Helly Hansen Odin cuff


What do sustainable products look like in the real world?

We are guessing that you would never know that the Helly Hansen Odin 9 Worlds Infinity Shell Jacket is next generation sustainable.  This shell jacket uses ground breaking LIFA INFINITY PRO™ technology which is responsible but also waterproof and breathable to the level demanded by mountain professionals.


Producing such high performance fabrics without any added chemical treatments is a real achievement in the first place and the Odin collection actually boasts everlasting water repellent protection that never needs to be reproofed with chemical treatment after use.


Another option is the Odin Minimalist Infinity Shell Jacket which delivers optimal protection in a lightweight, minimalistic design that can be packed into a pocket.  It also features the revolutionary waterproof/breathable LIFA INFINITY™ membrane and in addition to that it is constructed with a recycled face fabric and a PFC*-free durable water repellent treatment.


Helly Hansen mono material range for ease of recycling


On the other hand if you want to focus on recyclability then the Helly Hansen Mono Material Insulator (which we reviewed here) is a beautifully tailored City Chic jacket that is super warm and 100% Recyclable.  Typically only 1% of the materials used to produce new clothing come from previously used clothing, but for this beautifully designed jacket, Helly Hansen have used a stunning 98% recycled materials, rising to 100% for the insulation.
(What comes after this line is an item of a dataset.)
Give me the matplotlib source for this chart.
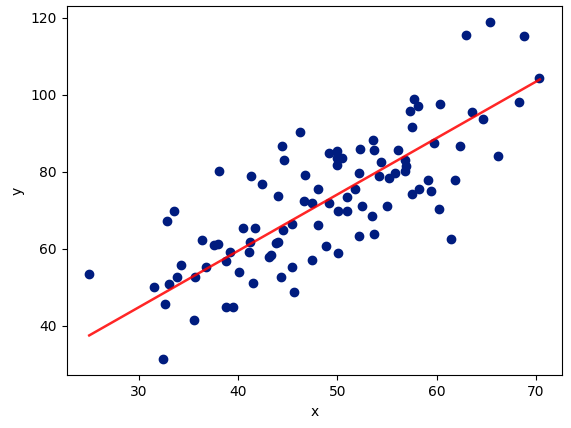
import matplotlib
matplotlib.use("Agg")
import matplotlib.pyplot as plt

# points
x_vals = [25.0, 38.07, 41.26, 42.36, 44.04, 33.55, 32.8, 40.5, 41.66, 36.4,
          37.6, 38.0, 41.2, 41.1, 39.2, 38.8, 43.8, 44.0, 43.1, 43.3,
          34.2, 33.8, 31.5, 33.05, 35.7, 36.8, 40.1, 41.46, 44.3, 32.6,
          38.8, 39.5, 35.6, 32.4, 44.4, 46.2, 44.6, 46.7, 46.6, 47.4,
          48.1, 49.2, 50.0, 49.97, 50.5, 50.0, 49.2, 50.1, 51.0, 51.0,
          51.8, 52.2, 52.3, 53.6, 53.65, 54.35, 54.2, 55.2, 55.8, 56.1,
          56.8, 56.9, 56.8, 57.5, 57.3, 58.1, 57.7, 60.3, 59.7, 62.4,
          59.1, 58.2, 57.5, 59.4, 61.9, 60.25, 61.5, 55.0, 52.5, 53.45,
          52.2, 53.65, 48.1, 45.4, 44.5, 48.9, 50.1, 47.4, 45.4, 45.6,
          65.4, 63.0, 68.8, 70.3, 68.3, 63.6, 64.7, 66.2]
y_vals = [53.4, 80.1, 79.0, 76.8, 73.6, 69.9, 67.2, 65.5, 65.3, 62.3,
          60.9, 61.3, 61.9, 59.3, 59.2, 56.8, 61.5, 61.9, 57.8, 58.4,
          55.7, 52.6, 50.2, 50.8, 52.6, 55.2, 54.1, 51.2, 52.6, 45.6,
          44.8, 44.8, 41.4, 31.5, 86.8, 90.3, 83.0, 79.1, 72.5, 71.8,
          75.5, 84.9, 85.5, 83.6, 83.5, 81.7, 72.0, 69.9, 69.8, 73.4,
          75.5, 79.7, 86.0, 88.2, 85.7, 82.5, 79.0, 78.4, 79.8, 85.6,
          83.1, 81.6, 80.3, 91.6, 95.7, 97.1, 98.9, 97.6, 87.5, 86.7,
          77.8, 75.5, 74.2, 74.9, 77.8, 70.4, 62.5, 71.25, 71.25, 68.6,
          63.4, 63.8, 66.3, 66.5, 64.9, 60.7, 59.0, 57.2, 55.2, 48.8,
          118.8, 115.5, 115.2, 104.5, 98.1, 95.5, 93.7, 84.1]

# fitted line at its two ends
fit_x = [25.0, 70.4]
fit_y = [37.5, 104.0]

fig = plt.figure(figsize=(5.71, 4.28), dpi=100)
ax = fig.add_axes([0.1168, 0.1231, 0.868, 0.8636])
ax.scatter(x_vals, y_vals, color="#001c7f")
ax.plot(fit_x, fit_y, color="red", alpha=0.85, lw=1.8)
ax.set_xlabel("x")
ax.set_ylabel("y")
# title sits above the cropped top edge, as in the reference
ax.set_title("Linear Regression using Gradient Descent", pad=7.5)
fig.savefig("out.png", dpi=100)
We are currently testing the Helly Hansen Mono-material Rain Jacket and look forward to sharing our findings with you shortly.  In keeping with the Mono-Material Insulator, this jacket is made from 100% polyester and is easy to recycle.  When it is recycled, the quality of the fibres will be higher than those from garments using mixed fibres and of course the jacket is durable for long term usage and offers high level of protection from wind and rain.


Choosing to buy from companies who embrace sustainable production methods and standards are just a part of the story.  With 73% of clothing either ending up in a landfill or being incinerated at the end-of-life we, as consumers, need to play our part.  For now, we are just beginning our sustainability journey but knowledge is power and if you take nothing one thing from this article remember this - we can all make a difference by the choices we make, so make those choices count. 


With thanks to Helly Hansen for opening our eyes to the possibilities!